**What is expected:** Make an exact transcription of the material, leaving out all images.

───── Data provided

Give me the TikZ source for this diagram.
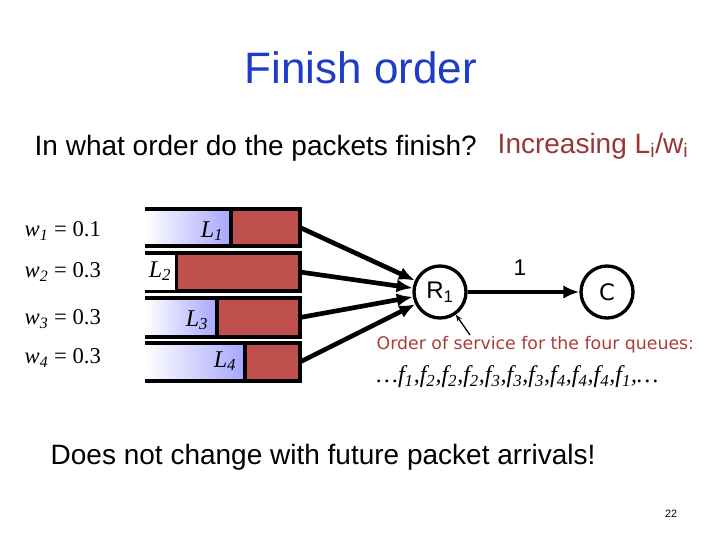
\documentclass[tikz,border=0pt]{standalone}
\usepackage{fontspec}
\setmainfont{Liberation Sans}
\newfontfamily\tms{Liberation Serif}
\newfontfamily\cms{DejaVu Sans}
\usetikzlibrary{arrows.meta}
\definecolor{qred}{RGB}{192,80,77}
\definecolor{tblue}{RGB}{30,60,200}
\definecolor{ored}{RGB}{170,60,60}
\begin{document}
\begin{tikzpicture}[x=0.75pt,y=-0.75pt,
  q/.style={line width=3pt},
  nd/.style={circle,draw,line width=2.5pt,minimum size=39pt,inner sep=0pt,font=\fontsize{18}{18}\selectfont},
  ar/.style={line width=3.5pt,-{Latex[length=12pt,width=10pt]}},
  wl/.style={font=\tms\fontsize{17}{18}\selectfont,anchor=west},
  ll/.style={font=\tms\itshape\fontsize{18}{18}\selectfont}]
\useasboundingbox (0,0) rectangle (720,540);
\node[text=tblue,font=\fontsize{33}{36}\selectfont] (title) at (361,68) {Finish order};
\node[font=\fontsize{21}{24}\selectfont,anchor=west] (q) at (30,148) {In what order do the packets finish?};
\node[text=ored!90!black,font=\fontsize{21}{24}\selectfont,anchor=west] (inc) at (493,146) {Increasing L\textsubscript{i}/w\textsubscript{i}};
% queues
\foreach \n/\t/\b/\r in {1/209/246/231,2/253/291/176,3/298/337/217,4/343/381/245}{
  \shade[left color=white,right color=blue!35] (145,\t) rectangle (\r,\b);
  \fill[qred] (\r,\t) rectangle (300,\b);
  \draw[q] (145,\t) -- (300,\t) -- (300,\b) -- (145,\b);
  \draw[q] (\r,\t) -- (\r,\b);
  \coordinate (e\n) at (300,{(\t+\b)/2});
}
\fill[white] (145,254.5) rectangle (174.5,289.5);
\node[ll] (L1) at (212,231) {L\textsubscript{1}};
\node[ll] (L2) at (160,271) {L\textsubscript{2}};
\node[ll] (L3) at (197,320) {L\textsubscript{3}};
\node[ll] (L4) at (225,361) {L\textsubscript{4}};
\node[wl] (w1) at (20,231) {\textit{w\textsubscript{1}} = 0.1};
\node[wl] (w2) at (20,272) {\textit{w\textsubscript{2}} = 0.3};
\node[wl] (w3) at (20,319) {\textit{w\textsubscript{3}} = 0.3};
\node[wl] (w4) at (20,358) {\textit{w\textsubscript{4}} = 0.3};
\node[nd] (R) at (440,292) {R\textsubscript{1}};
\node[nd,font=\cms\fontsize{17}{17}\selectfont] (C) at (607,292) {C};
\foreach \n in {1,...,4} \draw[ar] (e\n) -- (R);
\draw[ar] (R) -- (C);
\node[font=\fontsize{17}{17}\selectfont] (one) at (520,268) {1};
\node[text=ored,font=\cms\fontsize{13}{13}\selectfont,anchor=west] (ord) at (372,345) {Order of service for the four queues:};
\coordinate (pt) at (470,335);
\draw[line width=1pt,-{Stealth[length=5pt]}] (pt) -- (R);
\node[font=\tms\itshape\fontsize{18}{18}\selectfont,anchor=west] (seq) at (372,377) {\dots f\textsubscript{1},f\textsubscript{2},f\textsubscript{2},f\textsubscript{2},f\textsubscript{3},f\textsubscript{3},f\textsubscript{3},f\textsubscript{4},f\textsubscript{4},f\textsubscript{4},f\textsubscript{1},\dots};
\node[font=\fontsize{21}{24}\selectfont,anchor=west] (d) at (46,457) {Does not change with future packet arrivals!};
\node[font=\fontsize{8}{8}\selectfont] (pg) at (671,514) {22};
\end{tikzpicture}
\end{document}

──────────

**Solution to this problem:**
Give me the TikZ source for this diagram.
\documentclass[tikz,border=0pt]{standalone}
\usepackage{fontspec}
\setmainfont{Liberation Sans}
\newfontfamily\tms{Liberation Serif}
\newfontfamily\cms{DejaVu Sans}
\usetikzlibrary{arrows.meta}
\definecolor{qred}{RGB}{192,80,77}
\definecolor{tblue}{RGB}{30,60,200}
\definecolor{ored}{RGB}{170,60,60}
\begin{document}
\begin{tikzpicture}[x=0.75pt,y=-0.75pt,
  q/.style={line width=3pt},
  nd/.style={circle,draw,line width=2.5pt,minimum size=39pt,inner sep=0pt,font=\fontsize{18}{18}\selectfont},
  ar/.style={line width=3.5pt,-{Latex[length=12pt,width=10pt]}},
  wl/.style={font=\tms\fontsize{17}{18}\selectfont,anchor=west},
  ll/.style={font=\tms\itshape\fontsize{18}{18}\selectfont}]
\useasboundingbox (0,0) rectangle (720,540);
\node[text=tblue,font=\fontsize{33}{36}\selectfont] (title) at (361,68) {Finish order};
\node[font=\fontsize{21}{24}\selectfont,anchor=west] (q) at (30,148) {In what order do the packets finish?};
\node[text=ored!90!black,font=\fontsize{21}{24}\selectfont,anchor=west] (inc) at (493,146) {Increasing L\textsubscript{i}/w\textsubscript{i}};
% queues
\foreach \n/\t/\b/\r in {1/209/246/231,2/253/291/176,3/298/337/217,4/343/381/245}{
  \shade[left color=white,right color=blue!35] (145,\t) rectangle (\r,\b);
  \fill[qred] (\r,\t) rectangle (300,\b);
  \draw[q] (145,\t) -- (300,\t) -- (300,\b) -- (145,\b);
  \draw[q] (\r,\t) -- (\r,\b);
  \coordinate (e\n) at (300,{(\t+\b)/2});
}
\fill[white] (145,254.5) rectangle (174.5,289.5);
\node[ll] (L1) at (212,231) {L\textsubscript{1}};
\node[ll] (L2) at (160,271) {L\textsubscript{2}};
\node[ll] (L3) at (197,320) {L\textsubscript{3}};
\node[ll] (L4) at (225,361) {L\textsubscript{4}};
\node[wl] (w1) at (20,231) {\textit{w\textsubscript{1}} = 0.1};
\node[wl] (w2) at (20,272) {\textit{w\textsubscript{2}} = 0.3};
\node[wl] (w3) at (20,319) {\textit{w\textsubscript{3}} = 0.3};
\node[wl] (w4) at (20,358) {\textit{w\textsubscript{4}} = 0.3};
\node[nd] (R) at (440,292) {R\textsubscript{1}};
\node[nd,font=\cms\fontsize{17}{17}\selectfont] (C) at (607,292) {C};
\foreach \n in {1,...,4} \draw[ar] (e\n) -- (R);
\draw[ar] (R) -- (C);
\node[font=\fontsize{17}{17}\selectfont] (one) at (520,268) {1};
\node[text=ored,font=\cms\fontsize{13}{13}\selectfont,anchor=west] (ord) at (372,345) {Order of service for the four queues:};
\coordinate (pt) at (470,335);
\draw[line width=1pt,-{Stealth[length=5pt]}] (pt) -- (R);
\node[font=\tms\itshape\fontsize{18}{18}\selectfont,anchor=west] (seq) at (372,377) {\dots f\textsubscript{1},f\textsubscript{2},f\textsubscript{2},f\textsubscript{2},f\textsubscript{3},f\textsubscript{3},f\textsubscript{3},f\textsubscript{4},f\textsubscript{4},f\textsubscript{4},f\textsubscript{1},\dots};
\node[font=\fontsize{21}{24}\selectfont,anchor=west] (d) at (46,457) {Does not change with future packet arrivals!};
\node[font=\fontsize{8}{8}\selectfont] (pg) at (671,514) {22};
\end{tikzpicture}
\end{document}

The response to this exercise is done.